LG: Firstly, drawer dividers – use the vertical folding method to store your clothes in drawers and in drawer dividers on shelves to be able to grab an item and not disturb the rest. Use drawer dividers to organise similar items together so you can easily find what you’re looking for.
Uniform hangers make all the difference in making your wardrobe better organised. We love wooden hangers which are more easily recyclable at the end of their long shelf-life and mean you can’t cram your wardrobe so full so that clothes crease. However, if you lack space then velvet skinny hangers are helpful and are great for keeping silkier items from falling off hangers. Use skirt hangers for shorts, skirts, jeans – these are particularly useful if you lack drawer space.
Finally, if you are short on space swap out your wardrobe twice a year and store out of season clothes in reusable vacuum bags. You will need a vacuum to suck out the air, but this protects your clothes from damp, moths and dust and saves a huge amount of space in your wardrobe. Store these bags at the top of wardrobes, under or inside beds or under sofas.
Selling clothes online
IB: Which sites are best for low-value clothes in good condition?
LG: The best sites for selling low-value clothes are those sites which don’t have fees for selling items such as Vinted, Facebook Marketplace, or Next Door. Selling locally also means you can specify that buyers will need to collect, saving on postage costs as well.
IB: Do you have any good tips for organising our clothes while you’re selling them?
LG: Create a ‘To Sell’ area in your home where you can gather your items in boxes or bags. You may want to dedicate a small section of your wardrobe or the back of the door for items which need to be ironed so that they stay in good condition for your buyers.
If you are selling a lot of clothes, organise them in piles separating by category e.g. T-shirts, jumpers etc. so you can quickly and easily find the item which has been bought.
Finally, pre-buy packing envelopes and store these with a pair of scales near to your selling items (if you are selling online) so you can package and print your postage labels quickly and easily.
IB: How do you know what prices to set for your clothes? How can you get good pictures?

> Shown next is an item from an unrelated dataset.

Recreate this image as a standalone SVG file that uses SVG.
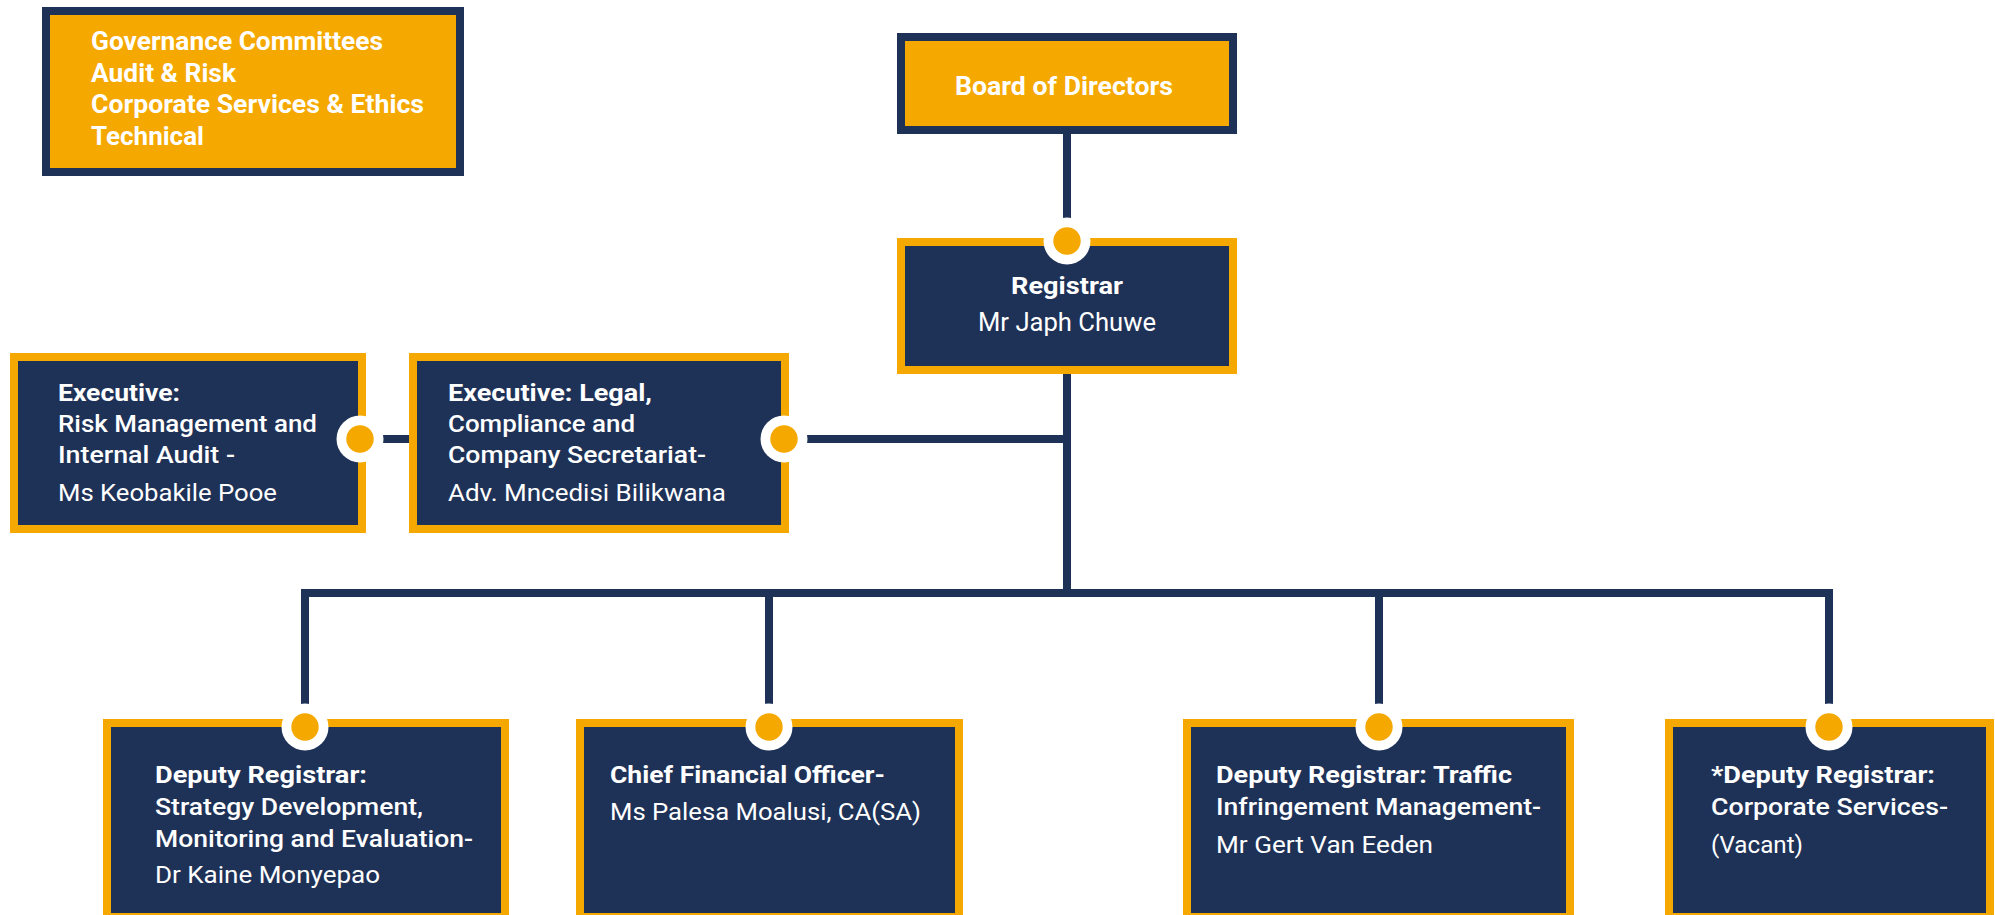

LG: Be realistic about pricing – do your research and do a quick search to see what similar items are selling for online. Just because you bought an item for £50, doesn’t mean you’ll get that when you resell it. In many cases, people aren’t prepared to pay as much for something second-hand as they would brand new from a shop, so bear this in mind with pricing. It is easy to change your price so you can always reduce the price if it is getting likes online but is not selling.
When photographing your items, you should:
- Find a spot with natural daylight (it helps if it is a sunny day!)
- Use the best quality camera you can and take clear, un-blurry images.
- Think about your background – you can be as imaginative as you like but make sure that your item stands out and reflects its true colour.
- Help the buyer envision themselves wearing the items by modelling the item yourself.
- Wash and iron garments before photographing them for sale and tackle stains and small repairs which can boost items’ value.
IB: Depop is huge at the moment, and it’s a favourite of mine, so do you have any tips on how to make your clothes sell quicker on that particularly platform?
LG: List regularly – if you have a lot of items to list on Depop, drip feed them and post over several days, not all at once. Take great photographs to make your clothes visually appealing. Think of this as Instagram for your clothes!
Make sure you write accurate descriptions – include the size, dimensions and fabric details from the label. Study clothes for flaws and include these in the description, so buyers know exactly what to expect. You can include hashtags as well – the search function on Depop is good but this can strengthen engagement.
If you have a particular niche e.g. vintage or large quantities of items such as trainers then you can give your page a theme and attract loyal customers. Jumping on seasonal-wear or a trend can also help sell items quicker.
Also, just in the same way that you would engage with users on social media, do the same on Depop – like, comment and follow others and engage with the community as this will help raise awareness of your page.
Finally, great reviews are key to selling and the way to get these is to be honest and respond quickly to messages from potential buyers. Don’t try to sell anything which is too worn out and don’t sell anything that is dirty. A hand-written post-it note is also a nice touch in your package to say thanks to your buyer and a great way to get a 5 star review!
|REFORM YOUR RELATIONSHIP WITH FASHION – by Iona Bain
Did you know that making just ONE new white T-shirt involves wasting 2,700 litres of water? That’s just one stat that illustrates the harm done by the production of new clothes.
It’s on ALL of us to think about our environmental impact as consumers and ask: how can we do our bit? Re-evaluating our relationship with fashion will not only buff up our eco-credentials but free up our finances too. Research by the sustainable label LABFRESH has found the average Brit spends nearly £1000 a year on clothes, yet we’re the 4th biggest textile waste culprit in Europe. We’re just not getting enough bang for our buck, and our poor ol’ planet suffers for it.
As we come out of lockdown, resolve to do things differently. Look at your fashion habits. What impact are they having on you, your clutter, your finances, the environment, your stress levels? Is it necessary to buy something new every week or month? What do you need clothes for?
Understand your basic clothing needs – work, college, casual, going out and special occasions are the 5 broad groups that apply to most people. Then look at what you already own. Are you buying too much of one thing? How versatile are your clothes? Can you put together items in different ways for different purposes? Shop in your own wardrobe more and get to know what you really need. That way, you’ll buy fewer items of better quality that you’ll wear more. Win-win!
Finally, always ask when shopping: do I already own something like this? How often will I wear it? If you feel your desire swamping your sensible gut instinct, get off your phone/laptop and do something else. Give yourself 24 hours to think about it. Only buy if you’re really sure it’s a good purchase.